Il est né à Barcelonnette en 1989, il a participé à des championnats de France de ski de fond. Les touristes comme ils sont maintenant l’ont empêché d’adopter la profession de son père, accompagnateur en haute montagne. Sa passion pour la guitare ne lui a pas permis de devenir rock star. Avec des soirées de musique ici et là, il finançait ses études à Aix-en-Provence. Il ne suivait pas les cours, il lisait énormément. Cendrars, Brauquier, Izzo, Bourdieu et Piketty continuent d’être importants pour sa manière d’envisager le monde. Il entreprit d’écrire un polar. Puisque chante la nuit, la chute sans fin d’un village de 400 âmes dans le Nebraska, 180 pages crépusculaires furent éditées par André Odemard ; Théo Giacometti avait 23 ans.

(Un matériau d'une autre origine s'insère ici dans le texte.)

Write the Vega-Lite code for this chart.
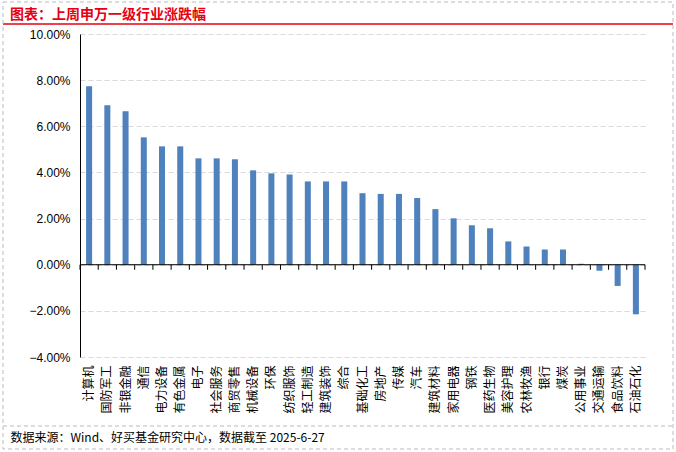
{
  "$schema": "https://vega.github.io/schema/vega-lite/v6.json",
  "autosize": {"type": "none"},
  "width": 565,
  "height": 323,
  "padding": {"left": 80, "top": 34, "right": 31, "bottom": 95},
  "background": "white",
  "title": {
    "text": "图表：上周申万一级行业涨跌幅",
    "anchor": "start",
    "frame": "group",
    "dx": -70,
    "dy": 48,
    "offset": 14,
    "baseline": "bottom",
    "font": "Noto Sans CJK SC",
    "fontSize": 14,
    "fontWeight": "bold",
    "color": "#E60012"
  },
  "config": {
    "view": {"stroke": null},
    "axis": {"labelFont": "Liberation Sans", "labelColor": "#000000"}
  },
  "data": {
    "values": [
      {"industry": "计算机", "change": 7.74},
      {"industry": "国防军工", "change": 6.91},
      {"industry": "非银金融", "change": 6.65},
      {"industry": "通信", "change": 5.52},
      {"industry": "电力设备", "change": 5.13},
      {"industry": "有色金属", "change": 5.13},
      {"industry": "电子", "change": 4.61},
      {"industry": "社会服务", "change": 4.61},
      {"industry": "商贸零售", "change": 4.57},
      {"industry": "机械设备", "change": 4.09},
      {"industry": "环保", "change": 3.96},
      {"industry": "纺织服饰", "change": 3.91},
      {"industry": "轻工制造", "change": 3.61},
      {"industry": "建筑装饰", "change": 3.61},
      {"industry": "综合", "change": 3.61},
      {"industry": "基础化工", "change": 3.1},
      {"industry": "房地产", "change": 3.07},
      {"industry": "传媒", "change": 3.07},
      {"industry": "汽车", "change": 2.89},
      {"industry": "建筑材料", "change": 2.41},
      {"industry": "家用电器", "change": 2.01},
      {"industry": "钢铁", "change": 1.71},
      {"industry": "医药生物", "change": 1.58},
      {"industry": "美容护理", "change": 1.01},
      {"industry": "农林牧渔", "change": 0.79},
      {"industry": "银行", "change": 0.66},
      {"industry": "煤炭", "change": 0.66},
      {"industry": "公用事业", "change": 0.04},
      {"industry": "交通运输", "change": -0.26},
      {"industry": "食品饮料", "change": -0.92},
      {"industry": "石油石化", "change": -2.15}
    ]
  },
  "encoding": {
    "x": {
      "field": "industry",
      "type": "nominal",
      "sort": null,
      "scale": {"paddingInner": 0, "paddingOuter": 0},
      "axis": {
        "orient": "bottom",
        "domain": false,
        "ticks": false,
        "labelAngle": -90,
        "labelPadding": 8,
        "labelFont": "Noto Sans CJK SC",
        "labelFontSize": 12,
        "labelColor": "#000000",
        "title": "数据来源：Wind、好买基金研究中心，数据截至 2025-6-27",
        "titleFont": "Noto Sans CJK SC",
        "titleFontSize": 12,
        "titleFontWeight": "normal",
        "titleColor": "#000000",
        "titleAnchor": "start",
        "titleAlign": "left",
        "titleBaseline": "middle",
        "titleX": -70,
        "titleY": 80
      }
    }
  },
  "layer": [
    {
      "mark": {"type": "bar", "color": "#4F81BD", "width": {"band": 0.33}},
      "encoding": {
        "y": {
          "field": "change",
          "type": "quantitative",
          "scale": {"domain": [-4, 10], "nice": false, "zero": false},
          "axis": {
            "values": [-4, -2, 0, 2, 4, 6, 8, 10],
            "labelExpr": "format(datum.value, '.2f') + '%'",
            "labelFontSize": 12,
            "labelPadding": 10,
            "ticks": false,
            "domain": true,
            "domainColor": "#000000",
            "domainWidth": 1,
            "grid": true,
            "gridColor": "#d9d9d9",
            "gridDash": [5, 3],
            "gridWidth": 1,
            "title": null
          }
        }
      }
    },
    {
      "mark": {"type": "rule", "color": "#000000", "strokeWidth": 1},
      "encoding": {
        "x": {"field": "industry", "type": "nominal", "sort": null, "bandPosition": 0},
        "y": {"datum": 0},
        "y2": {"datum": -0.22}
      }
    },
    {
      "transform": [{"filter": "datum.industry === '石油石化'"}],
      "mark": {"type": "rule", "color": "#000000", "strokeWidth": 1},
      "encoding": {
        "x": {"field": "industry", "type": "nominal", "sort": null, "bandPosition": 1},
        "y": {"datum": 0},
        "y2": {"datum": -0.22}
      }
    },
    {
      "data": {"values": [{}]},
      "mark": {"type": "rule", "color": "#000000", "strokeWidth": 1},
      "encoding": {
        "y": {"datum": 0},
        "x": {"value": 0},
        "x2": {"value": 565}
      }
    },
    {
      "data": {"values": [{}]},
      "mark": {"type": "rule", "color": "#E60012", "strokeWidth": 1.5, "clip": false},
      "encoding": {"x": {"value": -77}, "x2": {"value": 593}, "y": {"value": -10}}
    },
    {
      "data": {"values": [{}]},
      "mark": {"type": "rule", "stroke": "#bbbbbb", "strokeWidth": 1, "strokeDash": [4, 3], "clip": false},
      "encoding": {"x": {"value": -77}, "x2": {"value": 593}, "y": {"value": 392}}
    },
    {
      "data": {"values": [{}]},
      "mark": {"type": "rect", "fill": "transparent", "stroke": "#bbbbbb", "strokeWidth": 1, "strokeDash": [4, 3], "clip": false},
      "encoding": {"x": {"value": -77}, "x2": {"value": 593}, "y": {"value": -32}, "y2": {"value": 415}}
    }
  ]
}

Ligne de conduite : sauver l’intime et les contre-pieds
Journaliste dans sa ville natale pour le Dauphiné Libéré, il s’est formé sur le terrain. Il aime questionner, trouver des renseignements inédits, obtient l’estime et la confiance de ses interlocuteurs. Son journal exige qu’il soit photographe. Grâce au regard d’un marcheur d’Ubaye, Claude Gouron, il prospecte dans les Alpes et en Slovénie, débusque des ours et des loups. Son Leica a remplacé son stylo-bille. Il effectue des pas de côté, veut « montrer ce qu’on n’a pas encore vu ». En 2018, quand il décide de s’établir à Marseille, il joue sa vie et ses engagements en tant que photographe de presse. Entre autres raisons, parce qu’il aime comprendre intuitivement et « ne pas en dire trop ».
Il cherche des supports et des marges de manœuvre, envoie partout ses images, travaille sur tous les sujets d’actualité qui se présentent, trouve progressivement le ton qui lui appartient. Depuis Libération-Marseille, Patrick Gerdhoussi lui confie des adresses, explique comment s’orienter. Théo Giacometti est un sensible qui investigue énormément, à partir de ses curiosités et de ses fragilités. Apprécié par les magazines internationaux, un reportage au long cours qu’il effectue auprès de la jeunesse d’un village Inuit du Groenland, joue son rôle. L’agence Hans Lucas l’aide pour sa diffusion.
On apprend en faisant. Son vocabulaire et ses outils se précisent. Des Prix et des bourses de création lui ont été accordés. Son statut reste celui d’un narrateur désireux d’élaborer des séries, une trame avec des incipit, des leitmotivs et des coda. Avec l’aide du Cnap, il réalise actuellement « La Hogra », à propos de l’injustice dans le 13e arrondissement de Marseille. La galerie Triangle de Nadège Texier l’a sollicité et exposé, projette un événement pour les RIP d’Arles de 2026.
Ses revenus proviennent principalement de la presse ; Le Monde et Libé sont ses employeurs, Gilles Rof aime partager et chercher en sa compagnie. Théo Giacometti a composé pour Le Monde un portrait de Rodolphe Saadé qui ferme les yeux et ne sourit pas. Il a rencontré un Benoît Payan hors-norme qui entama pour lui une lecture à haute voix de Pâques à New York. Il a contribué à des enquêtes à propos du RN à Port Saint-Louis-du-Rhône, à Perpignan et dans le Var. Le Guardian et les journaux allemands, pour la rue d’Aubagne et les délogés, lui ont demandé d’être à la fois fixeur et photographe. Puisqu’il habite près des Riaux, il était sur la brèche pendant les incendies de l’Estaque.
Ses plus profonds espoirs viennent d’ailleurs. Deux de ses plus vives joies procèdent de rencontres inattendues avec deux femmes : Rébecca, 96 ans, une personne douce et vigilante après être passée par Drancy et les Camps et Marguerite, une mère courage moins âgée, aperçue à la faveur d’un travail du côté d’Aigues-Mortes et de la Camargue. On évoquera aussi la lutte discrète qu’il livre contre la douleur. Une maladie héréditaire, la spondylarthrite ankylosante détériore ses articulations. Pour arrêter la croissance du mal, il refuse de s’immobiliser : tôt le matin, la course à pied est l’une de ses activités d’élection. Le challenge fut rude, il a couru en présence de son épouse et de sa fille aînée, en trois heures et cinq minutes, le Marathon de Paris : occasion pour récolter 1 500 euros de fonds en faveur de SOS Méditerranée.